Show all lines holding the string "this".

Dataset extract ::
+++++

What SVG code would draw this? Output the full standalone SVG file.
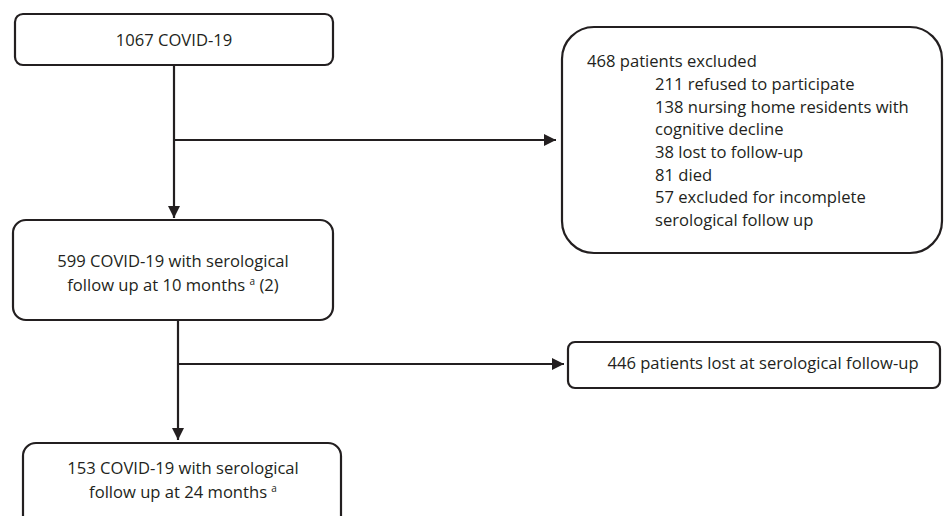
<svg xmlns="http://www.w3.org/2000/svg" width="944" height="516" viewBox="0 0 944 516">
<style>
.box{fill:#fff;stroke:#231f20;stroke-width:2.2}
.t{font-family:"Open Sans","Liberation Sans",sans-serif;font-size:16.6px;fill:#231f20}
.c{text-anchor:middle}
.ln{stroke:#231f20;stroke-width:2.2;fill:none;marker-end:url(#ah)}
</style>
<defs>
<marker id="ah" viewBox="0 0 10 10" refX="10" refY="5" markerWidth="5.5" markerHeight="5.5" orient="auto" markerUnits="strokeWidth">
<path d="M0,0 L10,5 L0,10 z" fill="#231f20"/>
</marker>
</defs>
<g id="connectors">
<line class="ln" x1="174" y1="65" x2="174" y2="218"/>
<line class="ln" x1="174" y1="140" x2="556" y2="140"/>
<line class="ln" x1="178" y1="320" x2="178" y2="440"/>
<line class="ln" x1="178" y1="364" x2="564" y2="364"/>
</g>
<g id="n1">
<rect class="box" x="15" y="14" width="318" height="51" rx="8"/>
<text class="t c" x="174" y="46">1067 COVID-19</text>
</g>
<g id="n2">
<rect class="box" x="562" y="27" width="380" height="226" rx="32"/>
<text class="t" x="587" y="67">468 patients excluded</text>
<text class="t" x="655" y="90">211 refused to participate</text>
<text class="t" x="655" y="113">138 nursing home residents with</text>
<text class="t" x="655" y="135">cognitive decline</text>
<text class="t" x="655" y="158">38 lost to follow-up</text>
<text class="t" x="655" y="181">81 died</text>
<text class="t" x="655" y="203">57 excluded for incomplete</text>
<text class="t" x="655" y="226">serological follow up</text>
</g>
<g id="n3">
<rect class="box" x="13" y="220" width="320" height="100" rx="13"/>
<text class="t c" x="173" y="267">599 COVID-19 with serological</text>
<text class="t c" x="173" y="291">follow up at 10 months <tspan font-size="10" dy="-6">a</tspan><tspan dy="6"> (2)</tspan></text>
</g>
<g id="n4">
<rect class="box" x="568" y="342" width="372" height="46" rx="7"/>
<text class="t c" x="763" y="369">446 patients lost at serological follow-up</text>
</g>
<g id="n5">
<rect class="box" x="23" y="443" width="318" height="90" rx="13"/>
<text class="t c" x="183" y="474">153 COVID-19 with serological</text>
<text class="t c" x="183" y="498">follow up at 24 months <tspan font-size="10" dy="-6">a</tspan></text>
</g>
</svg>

+++++

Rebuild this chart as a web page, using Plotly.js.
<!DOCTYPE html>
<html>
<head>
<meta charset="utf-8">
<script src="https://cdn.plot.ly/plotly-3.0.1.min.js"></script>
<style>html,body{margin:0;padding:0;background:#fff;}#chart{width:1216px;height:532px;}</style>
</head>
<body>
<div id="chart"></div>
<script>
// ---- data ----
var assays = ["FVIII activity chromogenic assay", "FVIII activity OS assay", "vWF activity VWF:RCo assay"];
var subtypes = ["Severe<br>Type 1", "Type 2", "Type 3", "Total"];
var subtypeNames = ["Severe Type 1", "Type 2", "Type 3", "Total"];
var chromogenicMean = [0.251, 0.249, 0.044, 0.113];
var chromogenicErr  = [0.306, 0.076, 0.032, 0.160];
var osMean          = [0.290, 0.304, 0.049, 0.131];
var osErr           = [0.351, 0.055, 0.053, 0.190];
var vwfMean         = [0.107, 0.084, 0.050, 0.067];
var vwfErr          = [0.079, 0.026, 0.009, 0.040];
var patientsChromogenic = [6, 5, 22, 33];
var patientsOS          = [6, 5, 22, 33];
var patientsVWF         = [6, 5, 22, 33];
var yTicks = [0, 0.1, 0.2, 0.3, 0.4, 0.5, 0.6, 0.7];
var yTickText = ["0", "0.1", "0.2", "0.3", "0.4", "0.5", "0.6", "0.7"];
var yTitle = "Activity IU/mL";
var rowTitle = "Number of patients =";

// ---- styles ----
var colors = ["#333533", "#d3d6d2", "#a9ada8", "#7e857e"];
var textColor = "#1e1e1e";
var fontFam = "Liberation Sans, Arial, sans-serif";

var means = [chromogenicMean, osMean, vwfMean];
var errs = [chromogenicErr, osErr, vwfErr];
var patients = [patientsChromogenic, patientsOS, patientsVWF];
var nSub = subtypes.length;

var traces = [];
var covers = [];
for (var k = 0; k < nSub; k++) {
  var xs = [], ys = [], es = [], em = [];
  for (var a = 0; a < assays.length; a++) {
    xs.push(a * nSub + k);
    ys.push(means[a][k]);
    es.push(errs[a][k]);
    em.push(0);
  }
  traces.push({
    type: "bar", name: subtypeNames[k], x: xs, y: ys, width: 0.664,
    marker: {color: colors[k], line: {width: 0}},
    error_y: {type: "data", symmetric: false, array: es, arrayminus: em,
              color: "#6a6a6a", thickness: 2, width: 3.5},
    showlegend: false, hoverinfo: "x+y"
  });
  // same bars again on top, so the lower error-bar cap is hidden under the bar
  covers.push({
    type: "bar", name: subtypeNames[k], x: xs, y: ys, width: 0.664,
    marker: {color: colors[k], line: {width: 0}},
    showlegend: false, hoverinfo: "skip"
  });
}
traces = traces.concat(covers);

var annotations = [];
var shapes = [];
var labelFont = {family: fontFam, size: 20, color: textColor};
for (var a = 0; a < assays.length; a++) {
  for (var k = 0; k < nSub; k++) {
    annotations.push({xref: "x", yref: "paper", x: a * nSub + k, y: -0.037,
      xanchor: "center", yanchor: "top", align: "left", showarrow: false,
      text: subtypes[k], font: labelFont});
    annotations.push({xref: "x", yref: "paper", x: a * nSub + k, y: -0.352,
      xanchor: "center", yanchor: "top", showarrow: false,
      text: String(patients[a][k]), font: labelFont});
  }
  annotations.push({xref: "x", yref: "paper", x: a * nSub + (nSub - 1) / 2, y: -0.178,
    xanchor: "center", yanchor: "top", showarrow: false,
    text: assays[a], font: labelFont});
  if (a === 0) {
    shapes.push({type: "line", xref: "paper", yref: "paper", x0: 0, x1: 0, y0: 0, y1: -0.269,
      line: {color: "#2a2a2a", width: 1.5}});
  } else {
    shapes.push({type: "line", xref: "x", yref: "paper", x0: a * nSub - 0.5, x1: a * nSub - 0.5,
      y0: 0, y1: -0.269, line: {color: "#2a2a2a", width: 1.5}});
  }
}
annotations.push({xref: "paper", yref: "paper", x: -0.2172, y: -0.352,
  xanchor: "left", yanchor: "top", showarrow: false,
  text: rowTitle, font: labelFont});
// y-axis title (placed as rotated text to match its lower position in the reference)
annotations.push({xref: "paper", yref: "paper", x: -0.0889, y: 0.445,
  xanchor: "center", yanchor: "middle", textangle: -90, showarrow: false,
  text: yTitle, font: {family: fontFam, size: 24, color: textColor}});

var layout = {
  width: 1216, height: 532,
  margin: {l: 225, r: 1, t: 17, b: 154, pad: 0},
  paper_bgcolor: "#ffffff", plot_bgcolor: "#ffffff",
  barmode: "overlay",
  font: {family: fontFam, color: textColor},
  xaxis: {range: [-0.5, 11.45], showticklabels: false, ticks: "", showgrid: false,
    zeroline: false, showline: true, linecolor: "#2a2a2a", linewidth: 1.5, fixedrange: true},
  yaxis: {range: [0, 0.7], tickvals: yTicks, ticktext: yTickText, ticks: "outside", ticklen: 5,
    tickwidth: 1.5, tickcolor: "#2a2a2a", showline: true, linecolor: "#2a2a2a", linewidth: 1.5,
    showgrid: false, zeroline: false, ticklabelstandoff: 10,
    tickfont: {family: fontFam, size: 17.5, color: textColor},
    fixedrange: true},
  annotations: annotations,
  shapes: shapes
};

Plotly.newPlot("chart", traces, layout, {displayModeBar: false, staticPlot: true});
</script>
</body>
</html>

+++++

Result of the exercise ::
What SVG code would draw this? Output the full standalone SVG file.
Rebuild this chart as a web page, using Plotly.js.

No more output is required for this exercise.